Step 3: The locking script simply checks the hash

    scriptPubKey: OP_HASH160 <scriptHash> OP_EQUAL

Step 4: Encode as a P2SH address (version prefix 0x05)

    Address: "3J98t1WpEZ73CNmQviecrnyiWrnqRhWNLy"

Now the sender only needs to know the P2SH address — they don’t need to know the underlying multisig script at all. The complexity is hidden from the sender.

Spending from P2SH

When Alice (or rather, 2 of the 3 key holders) wants to spend the funds:

scriptSig: OP_0 <sig1> <sig2> <serialized redeemScript>

The Bitcoin script engine validates this in two phases:

Phase 1: Verify the script hash matches

    Hash the provided redeemScript
    Compare with <scriptHash> in the locking script
    If equal, proceed to Phase 2

Phase 2: Execute the actual redeemScript

    Deserialize the redeemScript
    Execute it with the provided signatures
    OP_2 <pubKey1> <pubKey2> <pubKey3> OP_3 OP_CHECKMULTISIG
    Verify that at least 2 of 3 signatures are valid

P2PKH vs P2SH Comparison

Aspect	P2PKH	P2SH
Prefix	`1`	`3`
Version byte	`0x00` (mainnet)	`0x05` (mainnet)
Locks to	Hash of a public key	Hash of a script
Spending requires	Signature + Public key	Signatures + Serialized redeem script
Use case	Simple single-key payments	Multi-sig, time-locks, custom conditions
Complexity visible to sender?	N/A (always simple)	No — hidden behind the script hash
Output size	25 bytes	23 bytes
Introduced	Genesis (2009)	BIP-16 (2012)

Beyond P2PKH and P2SH

Bitcoin has since introduced newer address formats:

P2WPKH (Pay-to-Witness-Public-Key-Hash): SegWit v0 equivalent of P2PKH, starting with bc1q. Moves the signature data to the witness field, reducing transaction weight and fees.
P2WSH (Pay-to-Witness-Script-Hash): SegWit v0 equivalent of P2SH, also starting with bc1q. Uses SHA-256 (32 bytes) instead of HASH160 (20 bytes) for the script hash, providing stronger collision resistance.
P2TR (Pay-to-Taproot): SegWit v1 (BIP-341), starting with bc1p. Uses Schnorr signatures and Merkle trees to enable even more complex spending conditions while maintaining the appearance of a simple single-key spend on-chain. This is the current state-of-the-art.

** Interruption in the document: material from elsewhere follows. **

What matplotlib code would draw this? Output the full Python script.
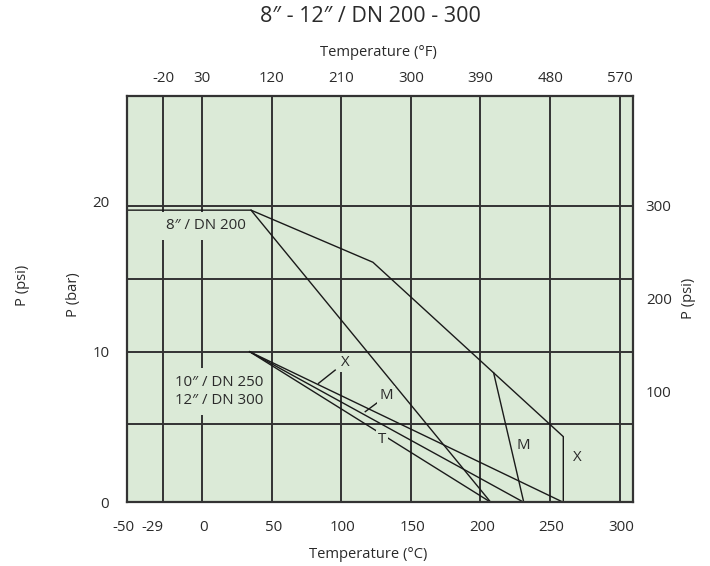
import matplotlib
matplotlib.use("Agg")
import matplotlib.pyplot as plt

plt.rcParams['font.family'] = ['Open Sans', 'DejaVu Sans']
plt.rcParams['axes.unicode_minus'] = False

# ---- data ----
temp_F_ticks = [-20, 30, 120, 210, 300, 390, 480, 570]
temp_C_ticks = [-50, -29, 0, 50, 100, 150, 200, 250, 300]
bar_ticks = [0, 10, 20]
psi_ticks = [100, 200, 300]
grid_bar = [5.2, 10, 14.85, 19.7]

# 8" / DN 200 curves (temperature degC, pressure bar)
dn200_X_T = [-55, 34, 121.6, 258.4, 258.4]
dn200_X_P = [19.4, 19.4, 15.94, 4.36, 0]
dn200_T_T = [34, 206.3]
dn200_T_P = [19.4, 0]
dn200_M_T = [208.3, 230]
dn200_M_P = [8.61, 0]

# 10" / DN 250 and 12" / DN 300 curves
dn250_X_T = [33, 258.4]
dn250_X_P = [10, 0]
dn250_M_T = [33, 230]
dn250_M_P = [10, 0]
dn250_T_T = [33, 206.3]
dn250_T_P = [10, 0]

# leader lines for the seat labels
lead_X_T = [82.5, 94.5]
lead_X_P = [7.90, 8.78]
lead_M_T = [116.1, 125.7]
lead_M_P = [6.02, 6.68]

BG = '#dbead7'
GRID = '#333333'
LINE = '#1a1a1a'
TXT = '#2a2a2a'

fig = plt.figure(figsize=(7.1, 5.66), dpi=100)
ax = fig.add_axes([127.3 / 710, 1 - 502.3 / 566, (633.3 - 127.3) / 710, (502.3 - 95.7) / 566])
ax.set_facecolor(BG)
ax.set_xlim(-54.9, 308.7)
ax.set_ylim(0, 27.0)

# grid lines
for f in temp_F_ticks:
    ax.axvline((f - 32) / 1.8, color=GRID, lw=1.4, zorder=1)
for b in grid_bar:
    ax.axhline(b, color=GRID, lw=1.4, zorder=1)

for s in ax.spines.values():
    s.set_color(GRID)
    s.set_linewidth(1.6)
    s.set_zorder(5)

# curves
kw = dict(color=LINE, lw=1.0, zorder=3, solid_joinstyle='miter')
ax.plot(dn200_X_T, dn200_X_P, **kw)
ax.plot(dn200_T_T, dn200_T_P, **kw)
ax.plot(dn200_M_T, dn200_M_P, **kw)
ax.plot(dn250_X_T, dn250_X_P, **kw)
ax.plot(dn250_M_T, dn250_M_P, **kw)
ax.plot(dn250_T_T, dn250_T_P, **kw)
ax.plot(lead_X_T, lead_X_P, **kw)
ax.plot(lead_M_T, lead_M_P, **kw)

FS = 10.8

# size labels (boxes hide grid lines behind them)
ax.text(1.7, 18.35, '8″ / DN 200', ha='center', va='center', fontsize=FS, color=TXT,
        zorder=2, bbox=dict(boxstyle='square,pad=0.45', fc=BG, ec='none'))
ax.text(10.8, 7.34, '10″ / DN 250\n12″ / DN 300', ha='center', va='center', fontsize=FS,
        color=TXT, linespacing=1.3, zorder=2,
        bbox=dict(boxstyle='square,pad=0.45', fc=BG, ec='none'))

# seat labels
lab_kw = dict(ha='center', va='center', fontsize=FS, color=TXT, zorder=4,
              bbox=dict(boxstyle='square,pad=0.15', fc=BG, ec='none'))
ax.text(101.7, 9.27, 'X', **lab_kw)
ax.text(131.2, 7.07, 'M', **lab_kw)
ax.text(128.1, 4.18, 'T', **lab_kw)
ax.text(229.4, 3.74, 'M', **lab_kw)
ax.text(268.2, 2.96, 'X', **lab_kw)

# bottom axis (degC)
ax.set_xticks(temp_C_ticks)
ax.set_xticklabels([str(v) for v in temp_C_ticks])
ax.tick_params(axis='x', length=0, pad=13, labelsize=FS, labelcolor=TXT)
for lbl in ax.get_xticklabels()[:2]:
    lbl.set_ha('right')

# left axis (bar)
ax.set_yticks(bar_ticks)
ax.tick_params(axis='y', length=0, pad=13, labelsize=FS, labelcolor=TXT)

# top axis (degF)
top = ax.secondary_xaxis('top', functions=(lambda c: c * 1.8 + 32, lambda f: (f - 32) / 1.8))
top.set_xticks(temp_F_ticks)
top.tick_params(length=0, pad=7, labelsize=FS, labelcolor=TXT)
top.spines['top'].set_visible(False)

# right axis (psi)
rax = ax.twinx()
rax.set_ylim(-18.4, 417.1)
rax.set_yticks(psi_ticks)
rax.tick_params(axis='y', length=0, pad=9, labelsize=FS, labelcolor=TXT)
for s in rax.spines.values():
    s.set_visible(False)

# titles and axis labels
fig.text(370 / 710, 1 - 17 / 566, '8″ - 12″ / DN 200 - 300', ha='center', va='center',
         fontsize=15.5, color=TXT)
fig.text(378 / 710, 1 - 53 / 566, 'Temperature (°F)', ha='center', va='center',
         fontsize=10.6, color=TXT)
fig.text(368 / 710, 1 - 554 / 566, 'Temperature (°C)', ha='center', va='center',
         fontsize=10.6, color=TXT)
fig.text(22.7 / 710, 1 - 285 / 566, 'P (psi)', rotation=90, ha='center', va='center',
         fontsize=10.6, color=TXT)
fig.text(74 / 710, 1 - 295 / 566, 'P (bar)', rotation=90, ha='center', va='center',
         fontsize=10.6, color=TXT)
fig.text(688 / 710, 1 - 298 / 566, 'P (psi)', rotation=90, ha='center', va='center',
         fontsize=10.6, color=TXT)

fig.savefig('out.png', dpi=100, facecolor='white')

These newer formats use Bech32/Bech32m encoding instead of Base58Check, which provides better error detection and is case-insensitive.

The evolution from P2PKH to P2TR tells the story of Bitcoin’s ongoing effort to balance simplicity, privacy, flexibility, and efficiency — all while maintaining backward compatibility with the UTXO model that Satoshi designed in 2008.